オンラインの対戦ゲームをしている時に、時々、相手とオンラインで話すことはあっても、ほとんど、他人と話すことは無くなっていました。
お風呂も毎日入っていたのですが、昼夜逆転してしまった後は、2日に1回になり、3日1回になり、1週間に1回になり、とうとう10日1回くらいになっていました。
時々、お母様が「一緒にお菓子でも食べない?」とか「お風呂入ったら?」とか声をかけると、落ち着いている時は、「今いらない」「後で」とかの返事があるものの、時には「うるさい!」と怒鳴ったり、返事の代わりに壁を殴ったり蹴ったりしている音が聞こえることもありました。
ちょうどこの頃に、お母様からご相談をいただくようになり、
「腫れ物に触るようには絶対にしない」
「本人も含め家族みんなが普通の生活をする」
「毎日、必ず声をかけ続ける」
「挨拶は家族全員が普通にする」
「いつも、ありがとう、ごめんなさいはすぐに言うようにする」
と言ったことを必ず守っていただくようにお伝えして、お父様にも実践してもらいました。

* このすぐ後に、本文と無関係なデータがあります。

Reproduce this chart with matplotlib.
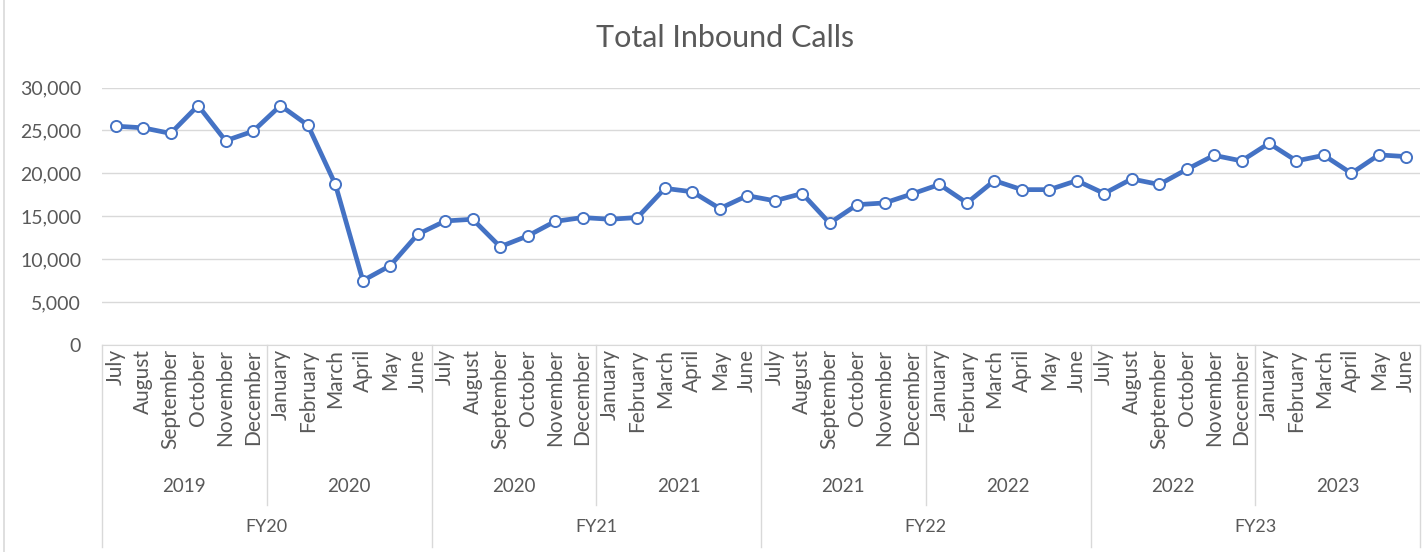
import matplotlib.pyplot as plt
from matplotlib.ticker import FuncFormatter

plt.rcParams['font.family'] = ['Lato', 'DejaVu Sans']

months = ['July', 'August', 'September', 'October', 'November', 'December',
          'January', 'February', 'March', 'April', 'May', 'June'] * 4
years = ['2019', '2020', '2020', '2021', '2021', '2022', '2022', '2023']
fiscal_years = ['FY20', 'FY21', 'FY22', 'FY23']

calls = [25500, 25300, 24650, 27900, 23800, 24900,
         27900, 25600, 18700, 7500, 9250, 12900,
         14450, 14650, 11450, 12700, 14400, 14850,
         14650, 14850, 18250, 17850, 15900, 17400,
         16800, 17650, 14200, 16350, 16550, 17600,
         18700, 16550, 19150, 18100, 18100, 19150,
         17650, 19350, 18700, 20450, 22100, 21450,
         23500, 21450, 22100, 20000, 22150, 21950]

W, H = 1427, 552
fig = plt.figure(figsize=(W / 100, H / 100), dpi=100)
x0, x1, ytop, ybot = 102, 1420, 87.5, 345
ax = fig.add_axes([x0 / W, 1 - ybot / H, (x1 - x0) / W, (ybot - ytop) / H])

grey = '#595959'
line_grey = '#D9D9D9'
blue = '#4472C4'

x = list(range(len(calls)))
ax.plot(x, calls, color=blue, lw=3.4, marker='o', ms=8, mfc='white',
        mec=blue, mew=1.4, zorder=3, clip_on=False)

ax.set_xlim(-0.5, len(calls) - 0.5)
ax.set_ylim(0, 30000)
ax.set_yticks(range(0, 30001, 5000))
ax.yaxis.set_major_formatter(FuncFormatter(lambda v, p: f'{int(v):,}'))
ax.grid(axis='y', color=line_grey, lw=1)
ax.set_axisbelow(True)
for s in ['top', 'right', 'left']:
    ax.spines[s].set_visible(False)
ax.spines['bottom'].set_color(line_grey)
ax.tick_params(axis='y', length=0, pad=15, labelsize=14, labelcolor=grey)
ax.set_xticks(x)
ax.set_xticklabels(months, rotation=90, fontsize=15, color=grey)
ax.tick_params(axis='x', length=0, pad=3)


def ay(py):
    # pixel y -> axes fraction
    return (ybot - py) / (ybot - ytop)


tr = ax.get_xaxis_transform()
# category bracket lines
for i in range(0, 49, 12):
    ax.plot([i - 0.5, i - 0.5], [0, ay(547)], color=line_grey, lw=1,
            transform=tr, clip_on=False)
for i in range(6, 48, 12):
    ax.plot([i - 0.5, i - 0.5], [0, ay(505)], color=line_grey, lw=1,
            transform=tr, clip_on=False)
for k, yr in enumerate(years):
    ax.text(k * 6 + 2.5, ay(487), yr, transform=tr, ha='center', va='center',
            fontsize=13.5, color=grey)
for k, fy in enumerate(fiscal_years):
    ax.text(k * 12 + 5.5, ay(527), fy, transform=tr, ha='center', va='center',
            fontsize=13, color=grey)

# chart outer border (left edge)
fig.add_artist(plt.Line2D([4 / W, 4 / W], [0, 1], color=line_grey, lw=1.2))

fig.text(725 / W, 1 - 38 / H, 'Total Inbound Calls', ha='center', va='center',
         fontsize=22, color=grey)

fig.savefig('out.png', dpi=100)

お父様、お母様には、学校に行かないことが問題ではないこと、提案や指示などはしないこと、などを学んでいただきました。
それで、毎日、毎日、挨拶をし声をかけ続けていただきました。
その結果、ようやくYくんはお母様とは少しずつ話をするようになり、昼夜逆転から普通の生活に戻っていったのです。
Yくんが元気になった時に、この当時のことを、Yくんの後輩にあたる子ども達と一緒に聞いていると、Yくんは「何もする気にならない」「何で僕だけがこんなことになるんだ」「もうこのまま死んでしまいたい」と思っていたと言っていました。
後輩にあたる子ども達も「めっちゃわかる」「私もそう思っていた」「人生つんだと思っていた」と言って、共感していることがものすごく印象的でした。
Yくんも後輩達も、ゲームやYoutubeなんて、他にすることがないからやっていただけで、少しは面白いものもあったけど、全然、楽しめなかったと言っていました。
Yくんは、
「学校に行けなくなり始めた時も辛かったけど、この昼夜逆転していた時が、今までの一番辛い暗黒時代だった」
と言っていたことからも、本当に辛かったのだとわかります。
子ども達にとっては、全く動けない時が、本当に辛いことがよくわかりました。